The group, who spent months battling to keep Deepings Library in High Street, Market Deeping, a council-funded facility, are now turning their attention to forming a community group to run the library.
South Kesteven district councillor for Deeping St James Judy Stevens (Independent), who has been at the heart of the campaign to save the library, said: “It will be unthinkable to not have a static the library here in the Deepings.
“What we have realised during the campaign is that for the people who use the library it is a very valuable service, and even in this technological age of Kindles it is just as vital as it has ever been to people in the community.”
Coun Stevens said the library was an important resource for future generations in the Deepings. She is now appealing for people to get in touch if they would be willing to volunteer at the library, in order to gauge whether there would be enough interest to run a sustainable service in the Deepings.
People who are interested in joining the newly formed Friends of Deepings Library group, which will meet for the first time in the new year, are asked to call Coun Stevens on 01778 348859 or e-mail firstname.lastname@example.org.
Last week Lincolnshire County Council’s nine-member executive, including Market Deeping councillor Peter Robinson (Con), unanimously voted to withdraw funding from 32 out of 47 of the council-run libraries across the county. The council said it needed to save £2m from its annual £6m libraries budget.
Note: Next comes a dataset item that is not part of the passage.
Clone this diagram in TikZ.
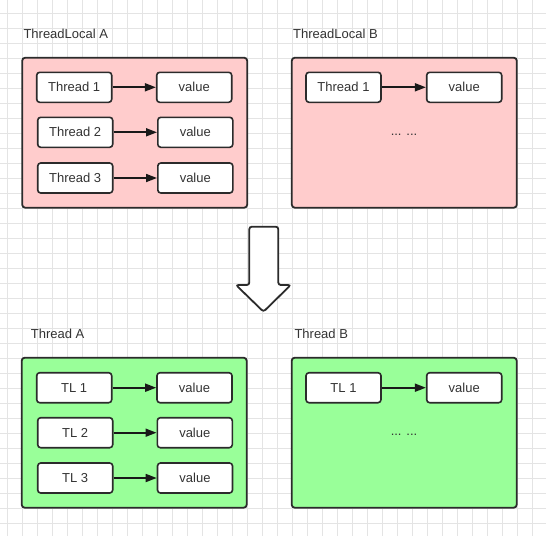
\documentclass[tikz,border=0pt]{standalone}
\usepackage{fontspec}
\setmainfont{Liberation Sans}
\usetikzlibrary{arrows.meta}
\definecolor{gridline}{HTML}{E4E4E4}
\definecolor{edge}{HTML}{2B2B2B}
\definecolor{txt}{HTML}{333333}
\definecolor{tlpink}{HTML}{FFCCCC}
\definecolor{thgreen}{HTML}{99FF99}
\tikzset{
  container/.style={draw=edge, line width=1.8pt, rounded corners=3pt,
    minimum width=225pt, minimum height=150pt, inner sep=0pt},
  cell/.style={draw=edge, line width=1.6pt, rounded corners=3pt, fill=white,
    minimum width=75pt, minimum height=30pt, inner sep=0pt,
    font=\fontsize{13}{15}\selectfont, text=txt},
  title/.style={anchor=base west, inner sep=0pt, font=\fontsize{13}{15}\selectfont, text=txt},
  etc/.style={anchor=base, inner sep=0pt, font=\fontsize{13}{15}\selectfont, text=txt},
  link/.style={draw=black!90, line width=1.7pt, -{Triangle[length=11pt,width=8pt]}},
}
\begin{document}
\begin{tikzpicture}[x=1pt,y=-1pt]
  \useasboundingbox (0,0) rectangle (546,536);
  \fill[white] (0,0) rectangle (546,536);
  % background grid
  \foreach \k in {0,...,35} \draw[gridline, line width=0.9pt] (7.7+15*\k,0) -- (7.7+15*\k,536);
  \foreach \k in {0,...,34} \draw[gridline, line width=0.9pt] (0,13.4+15*\k) -- (546,13.4+15*\k);

  % ThreadLocal A
  \node[title] (tA) at (23.3,38) {ThreadLocal A};
  \node[container, fill=tlpink] (boxTA) at (134.7,132.7) {};
  \node[cell] (tA1) at (74.2,87.3) {Thread 1};
  \node[cell] (tAv1) at (194.2,87.3) {value};
  \node[cell] (tA2) at (75.2,132.3) {Thread 2};
  \node[cell] (tAv2) at (195.3,132.3) {value};
  \node[cell] (tA3) at (75.2,178) {Thread 3};
  \node[cell] (tAv3) at (195.3,178) {value};
  \draw[link] (tA1) -- (tAv1);
  \draw[link] (tA2) -- (tAv2);
  \draw[link] (tA3) -- (tAv3);

  % ThreadLocal B
  \node[title] (tB) at (293,38) {ThreadLocal B};
  \node[container, fill=tlpink] (boxTB) at (404.3,132.7) {};
  \node[cell] (tB1) at (343.5,87.3) {Thread 1};
  \node[cell] (tBv1) at (464.2,87.3) {value};
  \draw[link] (tB1) -- (tBv1);
  \node[etc] (tBdots) at (404,135.3) {... ...};

  % big downward arrow
  \draw[edge, line width=1.8pt, fill=white, rounded corners=2.5pt]
    (249.3,226.7) -- (278.3,226.7) -- (278.3,285) -- (290.7,285)
    -- (263.5,311.7) -- (236,285) -- (249.3,285) -- cycle;

  % Thread A
  \node[title] (hA) at (30.7,338) {Thread A};
  \node[container, fill=thgreen] (boxHA) at (134.2,432.7) {};
  \node[cell] (hA1) at (74.2,387.7) {TL 1};
  \node[cell] (hAv1) at (194.5,387.7) {value};
  \node[cell] (hA2) at (75.2,432.7) {TL 2};
  \node[cell] (hAv2) at (194.8,432.7) {value};
  \node[cell] (hA3) at (75.2,478) {TL 3};
  \node[cell] (hAv3) at (195,478) {value};
  \draw[link] (hA1) -- (hAv1);
  \draw[link] (hA2) -- (hAv2);
  \draw[link] (hA3) -- (hAv3);

  % Thread B
  \node[title] (hB) at (294.3,338) {Thread B};
  \node[container, fill=thgreen] (boxHB) at (404.2,432.7) {};
  \node[cell] (hB1) at (343.5,387.7) {TL 1};
  \node[cell] (hBv1) at (464.2,387.7) {value};
  \draw[link] (hB1) -- (hBv1);
  \node[etc] (hBdots) at (404,435.3) {... ...};
\end{tikzpicture}
\end{document}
The council is urging community groups to take over the running of their libraries. Deepings Library, which is currently open for 30 hours a week and has more than 2,000 active borrowers, will be replaced with visits from a mobile library unless volunteers take it over.
Deepings campaigners had hoped to save their library, but are now considering a community bid in the face of losing their service.
The deadline for communities to express an interest in running their own library has been extended to January 31.
So far there have been expressions of interest from community groups for 25 existing libraries across the county. Seven communities have said they want to create brand new facilities.
Communities who wish to take on the running of their libraries will receive more than £5,000 per year from the council to put towards running costs and ongoing professional advice.
Groups can also get a one-off grant of £15,000 to help set up their facility, with the council maintaining the exterior of the buildings on which it has the freehold, including the Deepings.
But campaigner and Lincolnshire county councillor for Deeping St James Phil Dilks (Lab) has raised concerns about the sustainability of the council’s funding, with Deepings Library currently costing about £55,000 each year.
He said he has still not given up the fight to keep the Deepings Library a professional run facility.
The council will continue to run the existing libraries at reduced hours for up to a year, giving volunteers time to prepare to take over the facilities.